- Renexe Project

# Long only optimization for the stock market boom of 2017. Leverage - 1, 50% return vs 30% benchmark.

Updated: Nov 5, 2019

Previous reports demonstrate that the leveraged long/short models do very well in flat or falling stock markets especially with the enhanced negative macro-scenario modelling. However, we find that long/short models with zero exposure do not perform as well in fast-growing stock markets.

Therefore, in this report we present **out-of-sample **backtesting results for long only models for booming stock market of 2017. SP&500% gained impressive +25% over the year. Our goal is to build a medium/long term highly diversified portfolios which would outperform the market with the lower/same risk. By that we take a neutral macro-scenario approach without constructing any special scenarios for market performance, volatility or autocorrelation. We assume that the market will behave on average similarly to what it did in the last 4-5 years (1200 trading observations) before 2017. Additionally, we do not use any short-listing, alpha/beta, ratios information dividing stocks into buy/sell baskets. We use the same data on random 300+ stocks from the US, Europe, and Asia as in previous reports.
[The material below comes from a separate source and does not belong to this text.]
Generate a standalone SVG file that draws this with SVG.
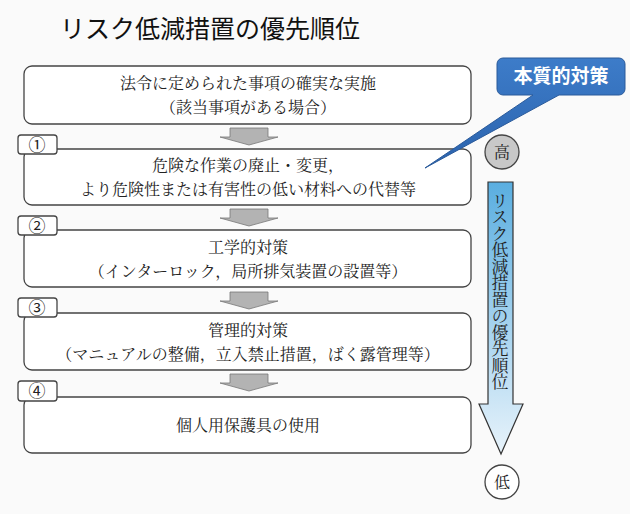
<svg xmlns="http://www.w3.org/2000/svg" width="630" height="514" viewBox="0 0 630 514">
<defs>
<style>
.box{fill:#fff;stroke:#444;stroke-width:1.3}
.t{font-family:"Noto Serif CJK JP","Noto Sans CJK JP",serif;font-size:16px;fill:#222;text-anchor:middle}
.num{font-family:"Noto Sans CJK JP",sans-serif;font-size:17px;fill:#222;text-anchor:middle}
.dn{fill:#b3b3b3;stroke:#777;stroke-width:0.8}
</style>
<linearGradient id="g" x1="0" y1="0" x2="0" y2="1"><stop offset="0" stop-color="#5aaee0"/><stop offset="1" stop-color="#e8f3fb"/></linearGradient>
<linearGradient id="cb" x1="0" y1="0" x2="0" y2="1"><stop offset="0" stop-color="#3d7cc9"/><stop offset="1" stop-color="#2b63ad"/></linearGradient>
</defs>
<rect width="630" height="514" fill="#fafafa"/>
<text x="60" y="38" font-family="'Noto Sans CJK JP',sans-serif" font-size="25" fill="#111">リスク低減措置の優先順位</text>
<g id="connectors">
<path class="dn" d="M230 128h38v9h10l-29 8l-29-8h10z"/>
<path class="dn" d="M230 209h38v9h10l-29 8l-29-8h10z"/>
<path class="dn" d="M230 292h38v9h10l-29 8l-29-8h10z"/>
<path class="dn" d="M230 374h38v9h10l-29 8l-29-8h10z"/>
</g>
<g id="n0"><rect class="box" x="24" y="66" width="447" height="58" rx="8"/>
<text class="t" x="248" y="89">法令に定められた事項の確実な実施</text><text class="t" x="248" y="113">（該当事項がある場合）</text></g>
<g id="n1"><rect class="box" x="24" y="149" width="447" height="56" rx="8"/>
<text class="t" x="248" y="171">危険な作業の廃止・変更，</text><text class="t" x="248" y="195">より危険性または有害性の低い材料への代替等</text>
<rect class="box" x="18" y="135" width="39" height="19" rx="3"/><text class="num" x="37" y="151">①</text></g>
<g id="n2"><rect class="box" x="24" y="230" width="447" height="57" rx="8"/>
<text class="t" x="248" y="253">工学的対策</text><text class="t" x="248" y="277">（インターロック，局所排気装置の設置等）</text>
<rect class="box" x="18" y="216" width="39" height="19" rx="3"/><text class="num" x="37" y="232">②</text></g>
<g id="n3"><rect class="box" x="24" y="313" width="447" height="57" rx="8"/>
<text class="t" x="248" y="336">管理的対策</text><text class="t" x="248" y="360">（マニュアルの整備，立入禁止措置，ばく露管理等）</text>
<rect class="box" x="18" y="298" width="39" height="19" rx="3"/><text class="num" x="37" y="314">③</text></g>
<g id="n4"><rect class="box" x="24" y="397" width="447" height="56" rx="8"/>
<text class="t" x="248" y="431">個人用保護具の使用</text>
<rect class="box" x="18" y="381" width="39" height="20" rx="3"/><text class="num" x="37" y="397">④</text></g>
<g id="callout">
<path d="M503 58h116a6 6 0 0 1 6 6v25a6 6 0 0 1-6 6h-60l-134 73l108-73h-30a6 6 0 0 1-6-6v-25a6 6 0 0 1 6-6z" fill="url(#cb)" stroke="#2a5a9a"/>
<text x="561" y="83" font-family="'Noto Sans CJK JP',sans-serif" font-weight="bold" font-size="19" fill="#fff" text-anchor="middle">本質的対策</text>
</g>
<g id="high"><circle cx="502" cy="152" r="17" fill="#c8c8c8" stroke="#444" stroke-width="1.3"/><text class="t" x="502" y="158">高</text></g>
<g id="priority">
<path d="M488 182h25v222h10l-22 50l-22-50h9z" fill="url(#g)" stroke="#333" stroke-width="1.2"/>
<text font-family="'Noto Serif CJK JP','Noto Sans CJK JP',serif" font-size="17" fill="#222" x="500" y="192" style="writing-mode:vertical-rl" letter-spacing="-0.5">リスク低減措置の優先順位</text>
</g>
<g id="low"><circle cx="502" cy="482" r="17" fill="#fff" stroke="#444" stroke-width="1.3"/><text class="t" x="502" y="488">低</text></g>
</svg>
The Monte Carlo simulation is conducted for 220 stocks with obtained 10000 scenarios of 100 days stock returns. Out 220 stocks the model would choose 28 stocks for the investment without leverage. The highly convex curvature of the frontier gives ground to foresee big potential for risk optimization. The model chooses the first solution from the frontier for which the tangent angle is < 2. Hereby, we can expect high optimization efficiency in this (red) point because we achieve a significant return increment with only very little increase in tail risk.

We plot the resulting (smoothed) return distribution based on the simulated data. We can visually observe that the distribution is not symmetric and the right tail of the distribution (excess returns) is noticeably large than the the left tail (losses).

The resulting portfolio easily outperforms the benchmark in the bull market without any significant drawdowns. The benchmark represents the average return of 300+ stocks in the original list with a return similar to that of SP&500 of the same period. Interesting to note that the portfolio return is significantly lower than that of the benchmark in the first 50 days before the long term optimization logic kicks in. In order to check the riskiness we check the performance of the same portfolio without any rebalancing for the next year 2018. By that we significantly overstate the risk of the portfolio because it is not optimized for over 500 days after the initial investment data. Normally, we would rebalance portfolio at much shorter periods, e.g. 100 days.

We can see in Figure 4 that the drawdown of the optimized portfolio is larger then that of the benchmark but not significantly ~-21% vs ~-17%. Herewith, the **unrebalanced "old" portfolio** still markedly outperforms the benchmark recording ~8% return for the year whereas the benchmark was still down ~-5%. Figure 4 confirms the long term optimization efficiency of the model. The portfolio continues outperform the benchmark for years following the investment date even without rebalancing.

In the end of this report we demonstrate that long/short models without meaningful categorization of stocks do not perform just as well for strongly bullish markets. We build a portfolio with leverage 3, exposure 0 without any short-listing, macro-scenario modelling/assumptions and with risk preferences similar to the long only part above. The model still achieves out-of-sample returns similar to benchmark but with large drawdowns and higher volatility. Nonetheless, considering that it is a market-neutral, zero exposure strategy without any short-listing, the optimization algorithm can be still characterized as very efficient.